--- What is asked ---
Give every line again exactly as it appears, please, but not the pictures.

--- Recorded data ---
## Start

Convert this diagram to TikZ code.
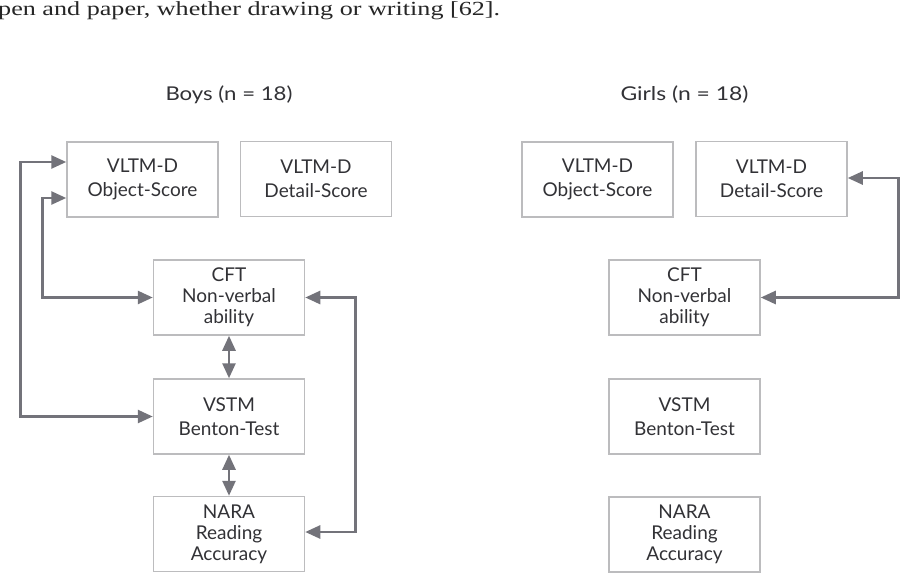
\documentclass[tikz,border=0pt]{standalone}
\usepackage{fontspec}
\usepackage{graphicx}
\setmainfont{Liberation Serif}
\newfontfamily\diagfont{Lato}
\usetikzlibrary{arrows.meta}
\definecolor{boxgray}{RGB}{188,188,190}
\definecolor{txtgray}{RGB}{50,50,54}
\definecolor{arrgray}{RGB}{115,115,122}
\tikzset{
  stepbox/.style={draw=boxgray, line width=1.5pt, minimum width=151pt, minimum height=75pt,
    inner sep=0pt, align=center, text=txtgray, font=\diagfont\fontsize{19}{24}\selectfont},
  threeline/.style={font=\diagfont\fontsize{19}{21}\selectfont},
  title/.style={text=txtgray, font=\diagfont\fontsize{19}{22}\selectfont, inner sep=0pt},
  arr/.style={draw=arrgray, line width=2.6pt, {Triangle[length=15pt,width=13pt]}-{Triangle[length=15pt,width=13pt]}},
}
\begin{document}
\begin{tikzpicture}[x=1pt,y=-1pt]
\useasboundingbox (0,0) rectangle (907,573);
\fill[white] (0,0) rectangle (907,573);
\node[anchor=base west, inner sep=0pt, text=black!85] (top) at (-2,15)
  {\resizebox{502pt}{\height}{\fontsize{20}{24}\selectfont pen and paper, whether drawing or writing [62].}};

\node[title] (boys) at (229,95) {\resizebox{127pt}{\height}{Boys (n = 18)}};
\node[title] (girls) at (684.5,95) {\resizebox{128pt}{\height}{Girls (n = 18)}};

% Boys
\node[stepbox] (objL) at (142.5,179.5) {VLTM-D\\Object-Score};
\node[stepbox] (detL) at (316,179) {VLTM-D\\Detail-Score};
\node[stepbox,threeline] (cftL) at (229,297.5) {CFT\\Non-verbal\\ability};
\node[stepbox] (vstmL) at (229,416.5) {VSTM\\Benton-Test};
\node[stepbox,threeline] (naraL) at (229,534) {NARA\\Reading\\Accuracy};

% Girls
\node[stepbox] (objR) at (597.5,179.5) {VLTM-D\\Object-Score};
\node[stepbox] (detR) at (771.5,179) {VLTM-D\\Detail-Score};
\node[stepbox,threeline] (cftR) at (684.5,297.5) {CFT\\Non-verbal\\ability};
\node[stepbox] (vstmR) at (684.5,416.5) {VSTM\\Benton-Test};
\node[stepbox,threeline] (naraR) at (684.5,534.5) {NARA\\Reading\\Accuracy};

% Boys connectors
\draw[arr] ([yshift=17.5pt]objL.west) -- ++(-46,0) |- (vstmL.west);
\draw[arr] ([yshift=-18.5pt]objL.west) -- ++(-24,0) |- (cftL.west);
\draw[arr] (cftL.east) -- ++(50,0) |- ([yshift=2pt]naraL.east);
\draw[arr] (cftL.south) -- (vstmL.north);
\draw[arr] (vstmL.south) -- (naraL.north);

% Girls connector
\draw[arr] ([yshift=1pt]detR.east) -- ++(51,0) |- (cftR.east);
\end{tikzpicture}
\end{document}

## End

--- Task output ---
Convert this diagram to TikZ code.
\documentclass[tikz,border=0pt]{standalone}
\usepackage{fontspec}
\usepackage{graphicx}
\setmainfont{Liberation Serif}
\newfontfamily\diagfont{Lato}
\usetikzlibrary{arrows.meta}
\definecolor{boxgray}{RGB}{188,188,190}
\definecolor{txtgray}{RGB}{50,50,54}
\definecolor{arrgray}{RGB}{115,115,122}
\tikzset{
  stepbox/.style={draw=boxgray, line width=1.5pt, minimum width=151pt, minimum height=75pt,
    inner sep=0pt, align=center, text=txtgray, font=\diagfont\fontsize{19}{24}\selectfont},
  threeline/.style={font=\diagfont\fontsize{19}{21}\selectfont},
  title/.style={text=txtgray, font=\diagfont\fontsize{19}{22}\selectfont, inner sep=0pt},
  arr/.style={draw=arrgray, line width=2.6pt, {Triangle[length=15pt,width=13pt]}-{Triangle[length=15pt,width=13pt]}},
}
\begin{document}
\begin{tikzpicture}[x=1pt,y=-1pt]
\useasboundingbox (0,0) rectangle (907,573);
\fill[white] (0,0) rectangle (907,573);
\node[anchor=base west, inner sep=0pt, text=black!85] (top) at (-2,15)
  {\resizebox{502pt}{\height}{\fontsize{20}{24}\selectfont pen and paper, whether drawing or writing [62].}};

\node[title] (boys) at (229,95) {\resizebox{127pt}{\height}{Boys (n = 18)}};
\node[title] (girls) at (684.5,95) {\resizebox{128pt}{\height}{Girls (n = 18)}};

% Boys
\node[stepbox] (objL) at (142.5,179.5) {VLTM-D\\Object-Score};
\node[stepbox] (detL) at (316,179) {VLTM-D\\Detail-Score};
\node[stepbox,threeline] (cftL) at (229,297.5) {CFT\\Non-verbal\\ability};
\node[stepbox] (vstmL) at (229,416.5) {VSTM\\Benton-Test};
\node[stepbox,threeline] (naraL) at (229,534) {NARA\\Reading\\Accuracy};

% Girls
\node[stepbox] (objR) at (597.5,179.5) {VLTM-D\\Object-Score};
\node[stepbox] (detR) at (771.5,179) {VLTM-D\\Detail-Score};
\node[stepbox,threeline] (cftR) at (684.5,297.5) {CFT\\Non-verbal\\ability};
\node[stepbox] (vstmR) at (684.5,416.5) {VSTM\\Benton-Test};
\node[stepbox,threeline] (naraR) at (684.5,534.5) {NARA\\Reading\\Accuracy};

% Boys connectors
\draw[arr] ([yshift=17.5pt]objL.west) -- ++(-46,0) |- (vstmL.west);
\draw[arr] ([yshift=-18.5pt]objL.west) -- ++(-24,0) |- (cftL.west);
\draw[arr] (cftL.east) -- ++(50,0) |- ([yshift=2pt]naraL.east);
\draw[arr] (cftL.south) -- (vstmL.north);
\draw[arr] (vstmL.south) -- (naraL.north);

% Girls connector
\draw[arr] ([yshift=1pt]detR.east) -- ++(51,0) |- (cftR.east);
\end{tikzpicture}
\end{document}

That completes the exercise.